Human Flower Project
Korea’s Lovely Kkotminam
Drawing on ancient chivalry, modern soap operas and cash, South Korean males are proud to be called “flower men.”
Bae Yong Joon, #1 Flower Man
Photo: Dear Bae Yong Joon
Never having mastered the eyelash curler, we are indeed impressed by South Korea’s “kkotminan” —“flower boys.” These are the buffed male beauties of Seoul, nattily dressed, manicured and pretty as a picture.
Even before Salon magazine coined the term metrosexual, the boys of Asia were sampling skin creams and eyebrow pencils. In China, the “‘ai-mei nanren’ (love-beauty men), are spending their rising disposable incomes in beauty salons,” and on cosmetics, an industry whose sales in China rose 8% in 2003.
Movie star Kwon Sang Woo
tenderly flogs skin-creams for The Face Shop
Photo: blog 360
But Korea has led the way. “South Korea is rightfully famous in Asia for its pursuit of beauty. Seoul’s plastic surgeons, fashion boutiques, hairdressers and cosmetics merchants attract customers from throughout the region. People in the industry attribute the phenomenon to an ultra-competitive society, especially when it comes to jobs.”
South Korea also boasts two flower men (Kkotminam) with especially maniacal fans: Soccer star Ahn Jung-hwan has been knocking out cosmetic ads as well as knocking in goals.

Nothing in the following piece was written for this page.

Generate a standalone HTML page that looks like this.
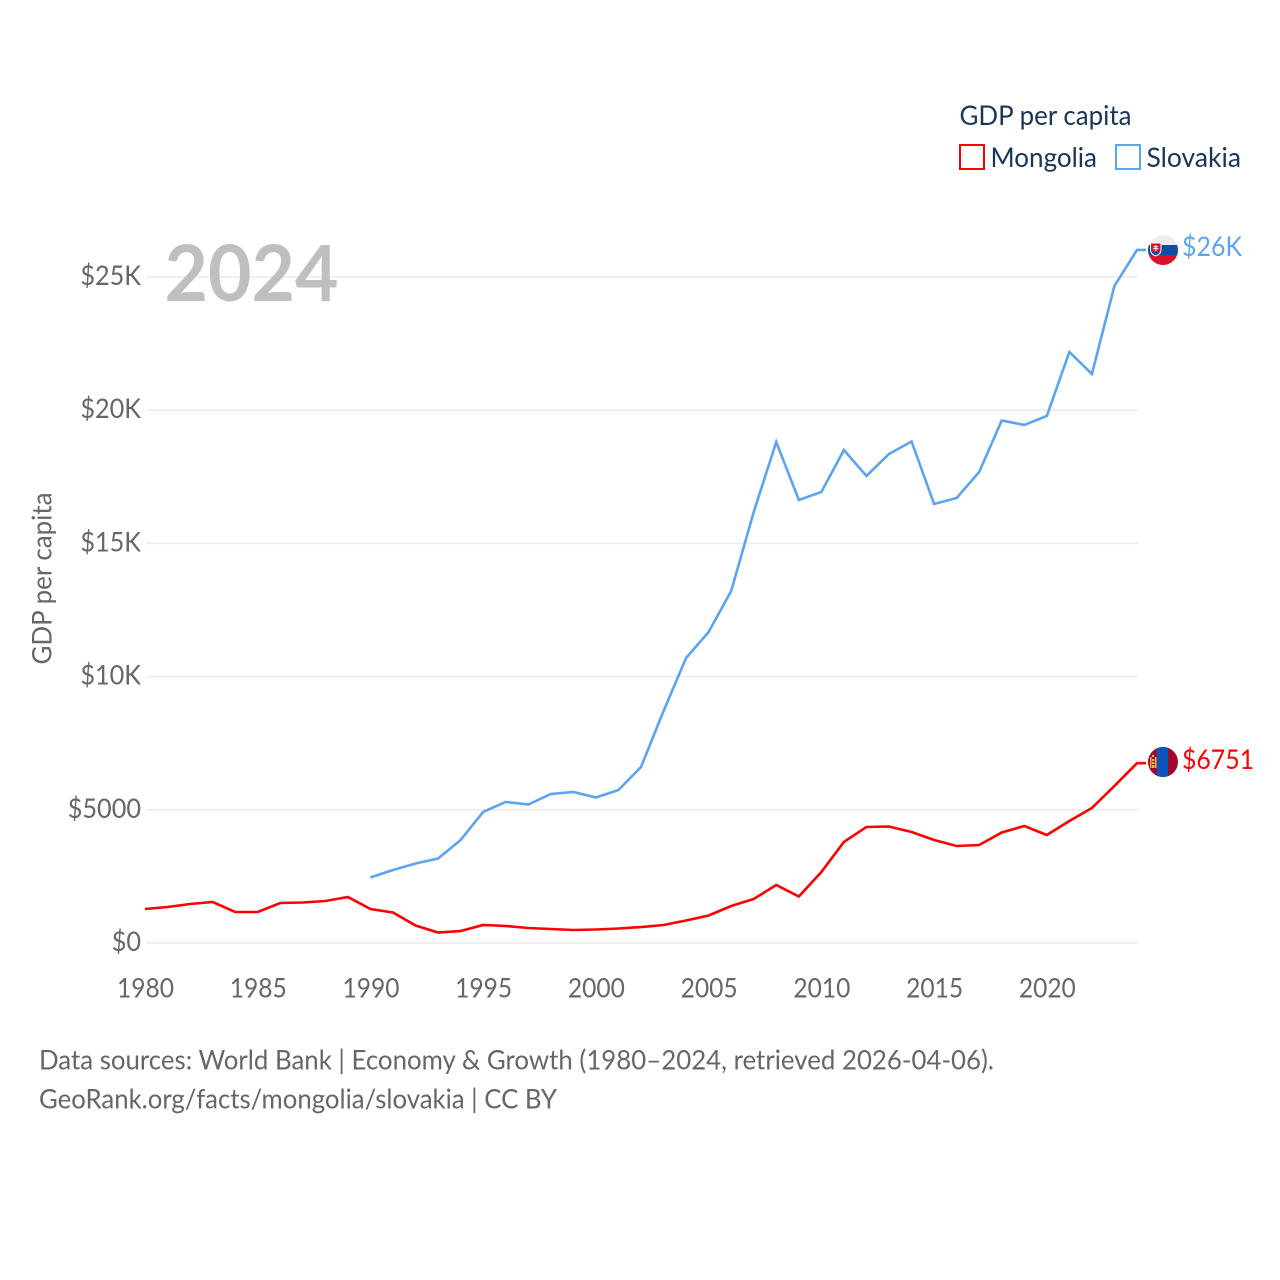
<!DOCTYPE html>
<html lang="en">
<head>
<meta charset="utf-8">
<title>GDP per capita: Mongolia vs Slovakia</title>
<style>
html,body{margin:0;padding:0;background:#fff;}
svg{display:block;}
text{font-family:Lato,Carlito,"Liberation Sans",sans-serif;}
</style>
</head>
<body>
<svg id="chart" xmlns="http://www.w3.org/2000/svg" width="1280" height="1280" viewBox="0 0 1280 1280">
  <defs>
    <clipPath id="clip-sk"><circle cx="1163" cy="250" r="15"></circle></clipPath>
    <clipPath id="clip-mn"><circle cx="1163" cy="762" r="15"></circle></clipPath>
  </defs>
  <g id="grid"></g>
  <text x="164.500" y="301" font-size="78" font-weight="700" fill="#bfbfbf" textLength="174" lengthAdjust="spacingAndGlyphs">2024</text>
  <g id="yticks"></g>
  <g id="xticks"></g>
  <text transform="translate(51.500,578.500) rotate(-90)" text-anchor="middle" font-size="27" fill="#666" textLength="172" lengthAdjust="spacingAndGlyphs">GDP per capita</text>
  <g id="lines"></g>

  <g clip-path="url(#clip-sk)">
    <rect x="1148" y="235" width="30" height="10" fill="#eeeeee"></rect>
    <rect x="1148" y="245" width="30" height="10" fill="#0b4ea2"></rect>
    <rect x="1148" y="255" width="30" height="10" fill="#dc0f2b"></rect>
    <path d="M1150 242.500h11.500v7.500q0 4.500-5.750 6.500q-5.750-2-5.750-6.500z" fill="#fff"></path>
    <path d="M1151 243.500h9.500v6.500q0 3.700-4.750 5.400q-4.750-1.700-4.750-5.400z" fill="#dc0f2b"></path>
    <path d="M1151.800 252q1.500-1.500 2.500-.8q1-1.200 3 0q1-.7 2.400.8q-1.500 2.300-3.950 3q-2.450-.7-3.950-3z" fill="#0b4ea2"></path>
    <path d="M1155.300 245h1v1.200h1.800v1h-1.800v1h2.300v1h-2.300v2h-1v-2h-2.300v-1h2.300v-1h-1.800v-1h1.800z" fill="#fff"></path>
  </g>
  <g clip-path="url(#clip-mn)">
    <rect x="1148" y="747" width="30" height="30" fill="#9c0a2e"></rect>
    <rect x="1157" y="747" width="11" height="30" fill="#0b55bd"></rect>
    <rect x="1150" y="757" width="1.500" height="11" fill="#e8b84a"></rect>
    <rect x="1155" y="757" width="1.500" height="11" fill="#e8b84a"></rect>
    <rect x="1152" y="759" width="2.500" height="2" fill="#e8b84a"></rect>
    <rect x="1152" y="762" width="2.500" height="2" fill="#e8b84a"></rect>
    <rect x="1152" y="765" width="2.500" height="3" fill="#e8b84a"></rect>
    <circle cx="1153" cy="756" r="1.200" fill="#e8b84a"></circle>
  </g>

  <text x="1182" y="256" font-size="27" fill="#5ba4ef" textLength="60" lengthAdjust="spacingAndGlyphs">$26K</text>
  <text x="1182" y="769" font-size="27" fill="#ff0000" textLength="72" lengthAdjust="spacingAndGlyphs">$6751</text>

  <g>
    <text x="959.500" y="125" font-size="27" fill="#1a3557" textLength="172" lengthAdjust="spacingAndGlyphs">GDP per capita</text>
    <g>
      <rect x="960" y="145" width="24" height="24" fill="#fff" stroke="#ff0000" stroke-width="2"></rect>
      <text x="990.500" y="167" font-size="27" fill="#1a3557" textLength="106.500" lengthAdjust="spacingAndGlyphs">Mongolia</text>
    </g>
    <g>
      <rect x="1116" y="145" width="24" height="24" fill="#fff" stroke="#5ba4ef" stroke-width="2"></rect>
      <text x="1146.500" y="167" font-size="27" fill="#1a3557" textLength="94.500" lengthAdjust="spacingAndGlyphs">Slovakia</text>
    </g>
  </g>

  <text x="39" y="1069.500" font-size="27" fill="#666" textLength="955" lengthAdjust="spacingAndGlyphs">Data sources: World Bank | Economy &amp; Growth (1980–2024, retrieved 2026-04-06).</text>
  <text x="39" y="1108.500" font-size="27" fill="#666" textLength="518" lengthAdjust="spacingAndGlyphs">GeoRank.org/facts/mongolia/slovakia | CC BY</text>
</svg>
<script>
const years = [1980,1981,1982,1983,1984,1985,1986,1987,1988,1989,1990,1991,1992,1993,1994,1995,1996,1997,1998,1999,2000,2001,2002,2003,2004,2005,2006,2007,2008,2009,2010,2011,2012,2013,2014,2015,2016,2017,2018,2019,2020,2021,2022,2023,2024];
const mongolia = [1276,1351,1464,1539,1164,1164,1502,1520,1577,1727,1276,1145,657,394,450,676,638,563,526,488,507,544,600,676,845,1032,1389,1652,2177,1746,2665,3792,4355,4373,4167,3867,3641,3679,4148,4392,4054,4580,5068,5894,6751];
const slovakia = [null,null,null,null,null,null,null,null,null,null,2459,2740,2984,3172,3867,4918,5293,5199,5593,5669,5462,5744,6607,8709,10699,11675,13214,16180,18808,16630,16931,18507,17531,18357,18826,16480,16705,17681,19615,19446,19784,22186,21360,24664,26015];
const yTickValues = [0,5000,10000,15000,20000,25000];
const yTickLabels = ["$0","$5000","$10K","$15K","$20K","$25K"];
const xTickValues = [1980,1985,1990,1995,2000,2005,2010,2015,2020];
const xTickLabels = ["1980","1985","1990","1995","2000","2005","2010","2015","2020"];

const NS = "http://www.w3.org/2000/svg";
function xScale(year){ return 146 + (year - 1980) * (1138 - 146) / 44; }
function lineX(year){ return xScale(year) - 1; }
function yScale(v){ return 943 - v * (943 - 277) / 25000; }
function make(tag, attrs, parent){
  const el = document.createElementNS(NS, tag);
  for (const k in attrs) el.setAttribute(k, attrs[k]);
  parent.appendChild(el);
  return el;
}

const grid = document.getElementById('grid');
const yticks = document.getElementById('yticks');
const xticks = document.getElementById('xticks');
const lines = document.getElementById('lines');

yTickValues.forEach(function(v, i){
  const gl = make('line', {x1:146, x2:1138, y1:yScale(v), y2:yScale(v), stroke:'#ebebeb', 'stroke-width':1.5}, grid);
  
  
  const t = make('text', {x:141, y:yScale(v) + 8, 'text-anchor':'end', 'font-size':27, fill:'#666'}, yticks);
  
  
  t.textContent = yTickLabels[i];
  t.setAttribute('textLength', (t.getComputedTextLength() * 0.935).toFixed(2));
  t.setAttribute('lengthAdjust', 'spacingAndGlyphs');
});

xTickValues.forEach(function(v, i){
  const t = make('text', {x:xScale(v) - 0.5, y:997.5, 'text-anchor':'middle', 'font-size':27, fill:'#666', textLength:57, lengthAdjust:'spacingAndGlyphs'}, xticks);
  
  
  t.textContent = xTickLabels[i];
});

function linePath(values){
  let d = '';
  values.forEach(function(v, i){
    if (v === null) return;
    d += (d ? 'L' : 'M') + lineX(years[i]).toFixed(2) + ' ' + yScale(v).toFixed(2);
  });
  const last = values[values.length - 1];
  d += 'L' + (lineX(years[years.length - 1]) + 9).toFixed(2) + ' ' + yScale(last).toFixed(2);
  return d;
}

const skLine = make('path', {d:linePath(slovakia), fill:'none', stroke:'#5ba4ef', 'stroke-width':2.6, 'stroke-linejoin':'miter'}, lines);


const mnLine = make('path', {d:linePath(mongolia), fill:'none', stroke:'#ff0000', 'stroke-width':2.6, 'stroke-linejoin':'miter'}, lines);


</script>
</body>
</html>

And TV star Bae Yong Joon (bearing some resemblance to Winona Ryder) has become a continental sensation.
Bae portrayed a “bespectacled, shaggy-haired and turtleneck-loving architect” in a serial called “Winter Sonata,” a drama crowded with all the plot devices of love comics, even, oh my, amnesia.
Rina Jimenez-David, writing for the Philippine Daily Inquirer, contends “The ‘flower man’ is every woman’s idealized lover: faithful and persevering, intelligent and sensitive, and yet also manly and authoritative, not to mention wealthy, well-educated and gentle of manner.”
Now that you mention it…sounds nice.
We also have learned of a much older breed of masculine flora in Korea. The Hwarang (flower knights) were a band of scrupulous warriors organized by King Chinhung 2000 years ago. Set apart in Korea’s beautiful wilds, they learned “to develop patience, mental and emotional control….” The Flower Knights were trained in both martial arts and beaux-arts. “Besides religious instruction, the Hwa Rang were taught dance, literature, the arts and sciences. They were also taught the art of warfare, archery, self defense skills…. Based upon the concept of the unity of opposites embodied in the um-yang, the empty-handed fighting techniques were known for their blending of the hard and soft, linear and circular attacks.”
Korean Boy Scout merit badge
with Mugungwha, the national flower
Would these ancient archers have shopped for mascara? We’re not sure. (Certainly, Korean women’s 20-year march into the workforce has bent genders as much as 7th century archers ever could.) Still, it seems quite plausible that Korea’s legacy of knights in flower, “hard and soft,” made way for the supple Kkotminan of today.
Consider: In South Korea, the Boy Scouts even give a floral merit badge.